DATA EXCERPTS
________________

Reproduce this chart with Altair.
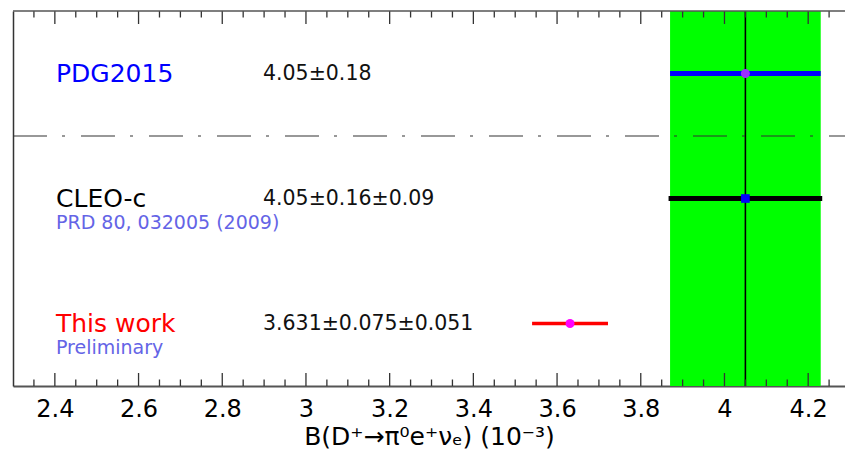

________________

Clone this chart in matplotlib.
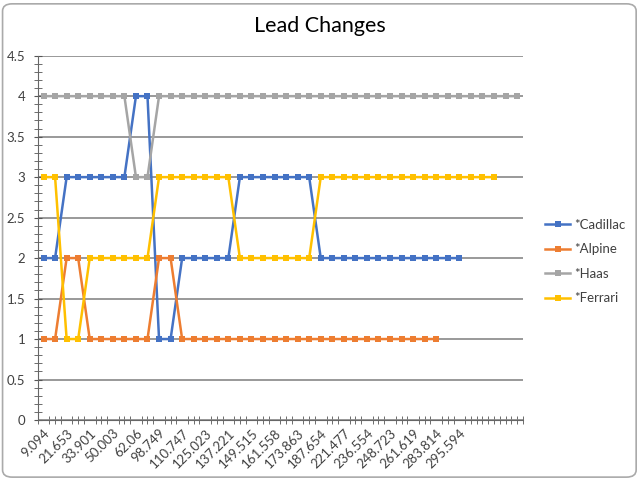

________________

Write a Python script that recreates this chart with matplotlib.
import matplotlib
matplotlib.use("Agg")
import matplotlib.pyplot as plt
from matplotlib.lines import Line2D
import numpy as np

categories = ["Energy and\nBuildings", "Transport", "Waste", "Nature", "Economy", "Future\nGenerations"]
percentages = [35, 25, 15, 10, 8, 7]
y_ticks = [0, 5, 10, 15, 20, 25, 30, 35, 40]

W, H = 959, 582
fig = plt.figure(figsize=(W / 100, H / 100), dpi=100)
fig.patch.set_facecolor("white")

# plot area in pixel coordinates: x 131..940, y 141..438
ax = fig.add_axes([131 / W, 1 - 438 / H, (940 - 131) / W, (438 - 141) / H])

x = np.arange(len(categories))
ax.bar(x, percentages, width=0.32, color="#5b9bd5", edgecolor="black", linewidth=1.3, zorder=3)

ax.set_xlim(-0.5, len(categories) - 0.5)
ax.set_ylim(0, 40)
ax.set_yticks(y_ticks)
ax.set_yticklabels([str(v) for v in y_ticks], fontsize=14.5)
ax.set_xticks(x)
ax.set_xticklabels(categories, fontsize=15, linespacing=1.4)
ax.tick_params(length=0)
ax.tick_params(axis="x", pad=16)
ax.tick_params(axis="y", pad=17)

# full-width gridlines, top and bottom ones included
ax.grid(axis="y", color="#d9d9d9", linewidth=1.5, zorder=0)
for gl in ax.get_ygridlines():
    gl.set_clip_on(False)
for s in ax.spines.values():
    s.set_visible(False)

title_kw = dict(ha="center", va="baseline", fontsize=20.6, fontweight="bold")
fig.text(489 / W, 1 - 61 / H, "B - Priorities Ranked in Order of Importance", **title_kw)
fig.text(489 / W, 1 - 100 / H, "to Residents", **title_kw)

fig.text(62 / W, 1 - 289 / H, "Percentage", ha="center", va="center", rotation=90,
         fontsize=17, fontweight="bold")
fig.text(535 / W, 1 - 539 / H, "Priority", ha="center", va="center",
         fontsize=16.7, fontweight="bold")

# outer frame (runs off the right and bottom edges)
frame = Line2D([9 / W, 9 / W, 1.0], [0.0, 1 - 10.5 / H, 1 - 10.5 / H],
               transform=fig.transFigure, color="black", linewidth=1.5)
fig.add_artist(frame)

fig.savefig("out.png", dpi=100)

________________

WHAT NEEDS TO BE DONE
For each line of the entries that includes "chart", show that line.

SOLUTION FOR THIS EXERCISE
Reproduce this chart with Altair.
Clone this chart in matplotlib.
Write a Python script that recreates this chart with matplotlib.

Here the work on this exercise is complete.